Here’s the truth: Knotty Intentions might not blow up this year. It might not even break even. And honestly? I don’t care. What I do care about is that the ideas don’t stop, and that with time, at least one of them is going to hit. That’s how dreams turn into something real.
Right now the site still has its rough edges. The mockups are lame, computer-generated, and yeah, I see it too. I’m not at the point yet where I can call up Joe Navas and ask him to bring his crew of beautiful souls to model the brand while he captures it with his unreal photography. That’ll come. For now, I’m working with filler items and letting the brand find its shape. Slowly, I’ll start phasing those pieces out and pushing Knotty Intentions toward a true clothing line instead of a half-merch shop. (Though let’s be honest—I’m keeping the CL squirrel pillow. I already roasted it in another post, and I just picked up the biggest version they had. It’s absurd, but it’s mine.)

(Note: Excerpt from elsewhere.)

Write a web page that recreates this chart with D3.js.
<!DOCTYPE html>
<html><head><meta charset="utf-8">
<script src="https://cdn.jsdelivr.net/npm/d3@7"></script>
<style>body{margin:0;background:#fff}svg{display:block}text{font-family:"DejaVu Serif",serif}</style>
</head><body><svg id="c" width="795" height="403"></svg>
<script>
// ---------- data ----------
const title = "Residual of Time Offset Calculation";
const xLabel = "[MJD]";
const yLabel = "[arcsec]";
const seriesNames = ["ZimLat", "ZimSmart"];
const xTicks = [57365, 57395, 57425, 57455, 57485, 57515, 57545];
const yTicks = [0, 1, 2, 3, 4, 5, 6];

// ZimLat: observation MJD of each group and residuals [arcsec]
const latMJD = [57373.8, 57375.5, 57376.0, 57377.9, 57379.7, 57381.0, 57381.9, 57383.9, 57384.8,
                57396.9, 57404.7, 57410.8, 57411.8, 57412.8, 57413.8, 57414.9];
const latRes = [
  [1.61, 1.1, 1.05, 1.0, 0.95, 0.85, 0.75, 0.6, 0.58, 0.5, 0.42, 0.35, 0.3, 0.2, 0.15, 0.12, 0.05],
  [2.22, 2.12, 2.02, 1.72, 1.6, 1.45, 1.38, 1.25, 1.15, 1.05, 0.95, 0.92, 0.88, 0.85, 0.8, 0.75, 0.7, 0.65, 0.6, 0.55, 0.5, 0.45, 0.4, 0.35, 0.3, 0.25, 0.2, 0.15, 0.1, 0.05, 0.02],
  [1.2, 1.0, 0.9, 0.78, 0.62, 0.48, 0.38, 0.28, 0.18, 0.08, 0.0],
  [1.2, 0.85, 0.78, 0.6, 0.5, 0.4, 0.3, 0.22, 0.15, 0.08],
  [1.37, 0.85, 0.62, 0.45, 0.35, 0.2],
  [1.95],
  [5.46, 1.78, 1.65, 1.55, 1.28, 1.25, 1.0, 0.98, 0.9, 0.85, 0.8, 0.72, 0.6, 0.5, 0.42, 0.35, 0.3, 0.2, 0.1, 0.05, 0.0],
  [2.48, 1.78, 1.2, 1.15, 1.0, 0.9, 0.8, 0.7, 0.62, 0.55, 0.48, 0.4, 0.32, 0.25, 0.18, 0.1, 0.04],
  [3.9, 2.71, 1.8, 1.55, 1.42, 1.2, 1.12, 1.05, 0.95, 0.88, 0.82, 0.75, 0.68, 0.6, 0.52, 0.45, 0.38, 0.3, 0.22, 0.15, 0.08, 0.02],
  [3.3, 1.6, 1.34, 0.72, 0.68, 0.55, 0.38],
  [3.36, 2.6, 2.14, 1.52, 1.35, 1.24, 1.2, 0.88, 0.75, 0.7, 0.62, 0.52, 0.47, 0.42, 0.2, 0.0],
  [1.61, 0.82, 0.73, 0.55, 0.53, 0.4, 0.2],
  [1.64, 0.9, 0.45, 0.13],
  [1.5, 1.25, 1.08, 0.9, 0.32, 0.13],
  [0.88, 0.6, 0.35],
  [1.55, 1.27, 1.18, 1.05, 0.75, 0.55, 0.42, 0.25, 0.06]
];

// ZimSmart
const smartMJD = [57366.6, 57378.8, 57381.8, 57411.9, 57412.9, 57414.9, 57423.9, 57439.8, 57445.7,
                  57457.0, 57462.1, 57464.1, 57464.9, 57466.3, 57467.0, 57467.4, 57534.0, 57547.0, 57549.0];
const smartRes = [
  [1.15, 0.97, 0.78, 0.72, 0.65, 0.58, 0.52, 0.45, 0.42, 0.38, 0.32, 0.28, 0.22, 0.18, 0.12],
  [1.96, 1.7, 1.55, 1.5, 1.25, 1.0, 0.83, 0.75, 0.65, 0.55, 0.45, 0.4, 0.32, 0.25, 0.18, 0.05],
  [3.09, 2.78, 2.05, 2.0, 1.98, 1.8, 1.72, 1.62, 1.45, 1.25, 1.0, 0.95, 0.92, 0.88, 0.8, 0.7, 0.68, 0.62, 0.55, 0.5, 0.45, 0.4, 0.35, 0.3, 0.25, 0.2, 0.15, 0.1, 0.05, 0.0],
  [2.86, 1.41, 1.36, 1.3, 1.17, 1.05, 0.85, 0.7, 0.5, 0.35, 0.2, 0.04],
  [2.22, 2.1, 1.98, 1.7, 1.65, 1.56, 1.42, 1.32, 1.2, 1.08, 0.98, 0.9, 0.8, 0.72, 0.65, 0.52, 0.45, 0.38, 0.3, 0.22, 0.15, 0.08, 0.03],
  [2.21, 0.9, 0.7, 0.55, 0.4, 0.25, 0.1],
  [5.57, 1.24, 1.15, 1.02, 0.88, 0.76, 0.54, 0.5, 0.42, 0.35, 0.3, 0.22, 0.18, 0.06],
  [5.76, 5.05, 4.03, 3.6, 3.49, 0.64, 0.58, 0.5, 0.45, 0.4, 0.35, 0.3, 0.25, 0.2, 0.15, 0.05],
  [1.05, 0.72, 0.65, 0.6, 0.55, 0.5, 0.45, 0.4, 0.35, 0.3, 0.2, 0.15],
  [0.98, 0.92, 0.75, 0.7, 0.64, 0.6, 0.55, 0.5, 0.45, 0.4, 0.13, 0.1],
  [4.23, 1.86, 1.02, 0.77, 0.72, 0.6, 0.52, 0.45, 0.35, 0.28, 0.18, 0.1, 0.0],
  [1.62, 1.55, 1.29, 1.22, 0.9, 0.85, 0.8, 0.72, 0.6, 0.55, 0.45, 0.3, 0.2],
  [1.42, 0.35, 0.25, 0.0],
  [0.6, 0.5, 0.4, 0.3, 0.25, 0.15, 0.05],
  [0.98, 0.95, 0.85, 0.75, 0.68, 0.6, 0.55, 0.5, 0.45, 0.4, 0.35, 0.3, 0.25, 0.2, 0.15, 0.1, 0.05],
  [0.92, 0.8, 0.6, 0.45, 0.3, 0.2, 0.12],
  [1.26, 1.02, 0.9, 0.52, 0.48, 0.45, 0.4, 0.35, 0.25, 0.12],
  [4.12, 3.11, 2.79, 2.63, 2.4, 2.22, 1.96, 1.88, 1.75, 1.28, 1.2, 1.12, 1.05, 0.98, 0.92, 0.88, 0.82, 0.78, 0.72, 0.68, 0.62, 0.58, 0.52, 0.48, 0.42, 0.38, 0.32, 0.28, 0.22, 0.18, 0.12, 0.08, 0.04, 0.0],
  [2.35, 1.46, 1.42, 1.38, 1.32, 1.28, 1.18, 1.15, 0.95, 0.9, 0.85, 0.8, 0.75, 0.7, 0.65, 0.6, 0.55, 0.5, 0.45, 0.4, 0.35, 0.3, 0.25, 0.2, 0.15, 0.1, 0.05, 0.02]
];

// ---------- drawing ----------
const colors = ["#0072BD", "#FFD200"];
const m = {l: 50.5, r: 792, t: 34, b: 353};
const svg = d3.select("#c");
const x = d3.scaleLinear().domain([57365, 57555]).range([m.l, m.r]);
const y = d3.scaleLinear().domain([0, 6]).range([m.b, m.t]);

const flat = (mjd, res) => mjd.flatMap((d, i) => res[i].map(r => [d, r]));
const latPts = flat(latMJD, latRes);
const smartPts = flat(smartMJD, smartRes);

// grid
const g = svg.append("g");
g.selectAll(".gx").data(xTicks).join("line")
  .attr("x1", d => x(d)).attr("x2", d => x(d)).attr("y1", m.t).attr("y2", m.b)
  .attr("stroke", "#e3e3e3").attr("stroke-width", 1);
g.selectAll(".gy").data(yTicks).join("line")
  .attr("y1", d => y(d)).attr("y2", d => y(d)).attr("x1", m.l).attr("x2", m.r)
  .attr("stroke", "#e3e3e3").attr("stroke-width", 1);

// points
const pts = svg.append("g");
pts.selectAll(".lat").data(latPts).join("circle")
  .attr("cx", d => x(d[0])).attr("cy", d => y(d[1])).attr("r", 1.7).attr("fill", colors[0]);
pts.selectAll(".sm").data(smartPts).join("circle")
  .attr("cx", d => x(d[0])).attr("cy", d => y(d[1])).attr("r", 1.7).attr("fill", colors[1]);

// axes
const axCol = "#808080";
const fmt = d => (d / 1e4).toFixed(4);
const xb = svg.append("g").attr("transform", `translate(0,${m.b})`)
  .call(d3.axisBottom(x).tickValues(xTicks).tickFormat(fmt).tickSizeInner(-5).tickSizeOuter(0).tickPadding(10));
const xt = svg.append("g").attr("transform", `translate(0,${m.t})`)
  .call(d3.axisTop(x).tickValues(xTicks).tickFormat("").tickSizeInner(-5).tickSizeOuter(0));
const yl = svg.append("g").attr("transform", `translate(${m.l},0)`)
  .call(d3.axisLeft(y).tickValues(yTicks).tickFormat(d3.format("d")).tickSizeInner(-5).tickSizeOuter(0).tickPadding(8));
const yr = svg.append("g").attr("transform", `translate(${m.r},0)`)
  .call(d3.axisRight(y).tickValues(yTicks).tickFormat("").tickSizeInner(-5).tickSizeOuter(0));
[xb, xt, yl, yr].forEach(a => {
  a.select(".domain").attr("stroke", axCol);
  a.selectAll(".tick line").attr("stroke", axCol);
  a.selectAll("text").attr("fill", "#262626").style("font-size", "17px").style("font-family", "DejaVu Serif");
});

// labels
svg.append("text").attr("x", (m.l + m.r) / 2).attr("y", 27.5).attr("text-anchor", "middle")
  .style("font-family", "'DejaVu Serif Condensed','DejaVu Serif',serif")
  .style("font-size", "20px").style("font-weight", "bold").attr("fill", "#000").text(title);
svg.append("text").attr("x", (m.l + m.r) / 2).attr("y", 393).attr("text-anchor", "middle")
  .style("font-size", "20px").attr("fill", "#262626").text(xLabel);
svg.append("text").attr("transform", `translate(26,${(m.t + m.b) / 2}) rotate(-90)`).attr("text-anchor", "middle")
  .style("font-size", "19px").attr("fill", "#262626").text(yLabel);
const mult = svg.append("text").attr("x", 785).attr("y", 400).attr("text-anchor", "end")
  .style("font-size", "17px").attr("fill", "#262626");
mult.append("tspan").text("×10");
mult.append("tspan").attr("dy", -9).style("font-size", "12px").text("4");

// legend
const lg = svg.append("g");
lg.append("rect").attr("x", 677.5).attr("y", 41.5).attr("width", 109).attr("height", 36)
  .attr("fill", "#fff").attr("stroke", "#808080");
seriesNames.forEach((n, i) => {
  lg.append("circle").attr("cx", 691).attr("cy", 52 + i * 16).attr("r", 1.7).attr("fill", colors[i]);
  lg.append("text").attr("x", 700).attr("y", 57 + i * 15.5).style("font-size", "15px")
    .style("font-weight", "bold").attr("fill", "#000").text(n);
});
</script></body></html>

I don’t need instant validation to keep going. Running CLCA takes the majority of my focus, and KI gets whatever scraps of time and energy are left. That’s enough. Because when I don’t obsess about first-year “success,” I give myself the space to grow this thing at its own pace. I’ll tweak the site, test designs, throw out the duds, and see what wild highdeas come next.
Will I ever bring in a digital marketing person? Maybe. Will 2–3 global visitors a day make this sustainable? Of course not. But none of that shakes me. Because I know the second one product pops—one hoodie, one tee, one idea that resonates—this whole thing shifts.
And in the meantime, the best way to support KI isn’t complicated: share it. Share it with your climber buddy who’ll laugh at the upside-down “If You’re Reading This… Send Aerial Rescue” hoodie. Share it with the friend who always seems to be in trouble—the Knotty embroidered tee was made for them. Share it with that smart, classy entomologist in your life who will absolutely lose it over the edgy educator design about ants.
My humor might still be stuck at sixteen. The adults have to live with it now. But that’s the magic: Knotty Intentions is unapologetic, a little reckless, and fully confident that with time, effort, and the right spark, it’ll grow. Failure doesn’t scare me. Not trying would.